また、このような勝手な決めつけをして、さらに、「それほどまでに重要な倶生神であるならば、大曼荼羅のどこの、どの位置に勧請されているのでしょうか。」などと質問を寄せています。
日蓮聖人が「倶生神は身の神といって個々人の神」である説明しています。大勢の人が礼拝する大曼荼羅に、個々人を守護している倶生神を、勧請する訳はないです。それなのに、質問者は、「また仮にそのようなお曼荼羅があったとして、それは現存している大曼荼羅の何パーセントにあたるのでしょうか?」
などと訊いていますが、そんな大曼荼羅御本尊など無いでしょう。
また質問者は、「一兵卒も戦力のひとつですから全面否定するということではありません。しかし、「信仰の王道」と言ったのは、四菩薩や『法華経』擁護の神のご守護を願うのが筋ではないかということです。一部の妥当性をもって、全体を見失ってはいけないということです。」などと諭しを垂れています。
これも、「日蓮聖人は倶生神を中心的な神と位置づけている。諸大菩薩や鬼子母神等の諸大善神より、倶生神は有り難い上位の神で有るから、中心根本的な守護神として守護を求めて行くべきだ」などと云ってない私に対しては、全く不必要な説諭です。
また質問者は、「一兵卒・伝令兵の神の信仰を勧めたり、毎月交換しないと御利益がないという霊神符などをもたせるよりも、一生涯離さず持たせる大曼陀羅ご本尊を勧めてはいかがなのですか? 」と説諭を垂れています。

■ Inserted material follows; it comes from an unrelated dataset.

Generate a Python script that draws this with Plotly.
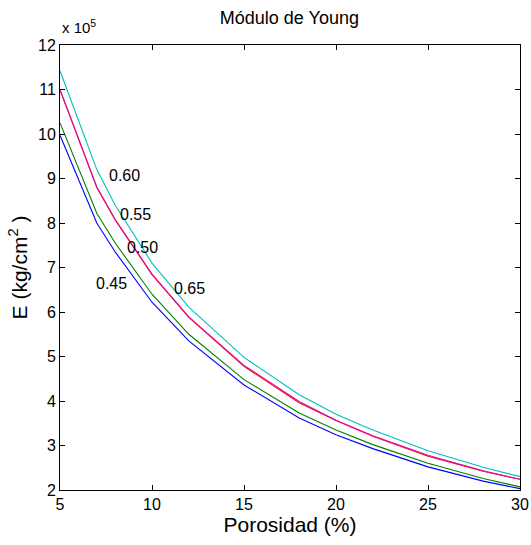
import plotly.graph_objects as go

# Porosity (%) sample points
porosidad = [5, 7, 8, 10, 12, 15, 18, 20, 22, 25, 28, 30]

# Young's modulus E (x 10^5 kg/cm^2)
e_045 = [9.97, 8.00, 7.35, 6.22, 5.35, 4.36, 3.62, 3.24, 2.93, 2.52, 2.20, 2.03]
e_050 = [10.25, 8.22, 7.55, 6.40, 5.50, 4.48, 3.73, 3.35, 3.02, 2.60, 2.26, 2.07]
e_055 = [10.99, 8.80, 8.07, 6.84, 5.88, 4.78, 3.96, 3.56, 3.21, 2.76, 2.42, 2.24]
e_060 = [11.42, 9.20, 8.40, 7.10, 6.11, 4.98, 4.14, 3.70, 3.35, 2.88, 2.51, 2.30]
e_065 = [11.00, 8.81, 8.08, 6.85, 5.89, 4.80, 3.99, 3.57, 3.22, 2.78, 2.43, 2.24]

series = [
    ('0.45', e_045, '#0000FF'),
    ('0.50', e_050, '#008000'),
    ('0.55', e_055, '#FF0000'),
    ('0.60', e_060, '#00BFBF'),
    ('0.65', e_065, '#D812A8'),
]

# curve labels and where they sit on the plot
curve_labels = ['0.60', '0.55', '0.50', '0.45', '0.65']
label_x = [8.53, 9.10, 9.46, 7.80, 12.04]
label_y = [9.06, 8.18, 7.44, 6.65, 6.52]

FONT = 'Liberation Sans, Arial, sans-serif'

fig = go.Figure()
for name, vals, color in series:
    fig.add_trace(go.Scatter(
        x=porosidad, y=vals, mode='lines', name=name,
        line=dict(color=color, width=1.1)
    ))

for txt, lx, ly in zip(curve_labels, label_x, label_y):
    fig.add_annotation(x=lx, y=ly, text=txt, showarrow=False,
                       font=dict(size=16, color='black', family=FONT))

# "x 10^5" exponent marker above the y axis
fig.add_annotation(xref='paper', yref='paper', x=0.0, y=1.015,
                   xanchor='left', yanchor='bottom', showarrow=False,
                   text='x 10<sup>5</sup>', font=dict(size=15, color='black', family=FONT))

axis_common = dict(
    showgrid=False, zeroline=False, showline=True, linecolor='black', linewidth=1,
    mirror='ticks', ticks='inside', ticklen=5, tickcolor='black', automargin=False,
    tickfont=dict(size=16, color='black', family=FONT),
)

fig.update_xaxes(range=[5, 30], tickvals=[5, 10, 15, 20, 25, 30],
                 title=dict(text='Porosidad (%)', font=dict(size=21, family=FONT, color='black'), standoff=5),
                 **axis_common)
fig.update_yaxes(range=[2, 12], tickvals=list(range(2, 13)),
                 title=dict(text='E (kg/cm<sup>2</sup> )', font=dict(size=21, family=FONT, color='black'), standoff=4),
                 **axis_common)

fig.update_layout(
    width=531, height=545,
    margin=dict(l=60, r=11, t=45, b=55),
    paper_bgcolor='white', plot_bgcolor='white',
    showlegend=False,
    title=dict(text='Módulo de Young', x=0.545, xanchor='center', y=0.967, yanchor='middle',
               font=dict(size=18, color='black', family=FONT)),
)

# drop the page's default body margin so the figure sits at the window corner
fig.write_html("out.html", config={'displayModeBar': False},
               post_script="document.body.style.margin='0';")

私は御存知のように、「罪障消滅・積徳・仏心顕現する為めに、御本尊を対象として唱題修行する人の事を諸菩薩・諸天神を始め倶生神も守護してくれますよ」と指導していますね。「倶生神だけ信じていれば良い」などと云う信仰を勧めてなどいませんね。
「毎月交換しないと御利益がない」などと説いていませんね。「毎月替えるごとに『倶生神が護ってくれているのだ』と、改めて意識するので「心固ければ護り強し」に繋がるし、信行に参加し、御本尊の前で読経唱題し、法話の聴聞もするので信仰増進の機会を持つことになる助けになる」と説いていますね。
日蓮聖人が、お守りとして懐中御本尊を信徒さんに授けた事例はたしかにあります。しかし信心未決定で退転しそうな人には御本尊を授けなかった事例もあります。懐中大曼荼羅御本尊をやたらに授けられないですね。

参考
 大正Vol、76のNO2410光宗撰『渓嵐拾葉集』
「一.本有倶生護法事 華嚴經云。一切衆生初生之時。二神必隨生。一名同生天。二名同命天。亦名遊行神。本有倶生神是也云云示云。迷妄之時者。惡菩薩評量之靈鬼也。覺悟之時者。常隨擁護之善神也云云是以釋尊ニハ普賢文殊也。藥師ニハ日光月光也。彌陀ニハ觀音勢至也。不動ニハ羚迦羅制多伽也。辨財天ニハ船車童子也。吒天ニハ須臾馳走頓遊行神是也。」(783a)
「倶生神が自分の守護力が及ばないときには上位の諸天善神に守護の応援を頼んでくれる」と、考える方が、天台大師や日蓮聖人の倶生神観に適ったものでしょう。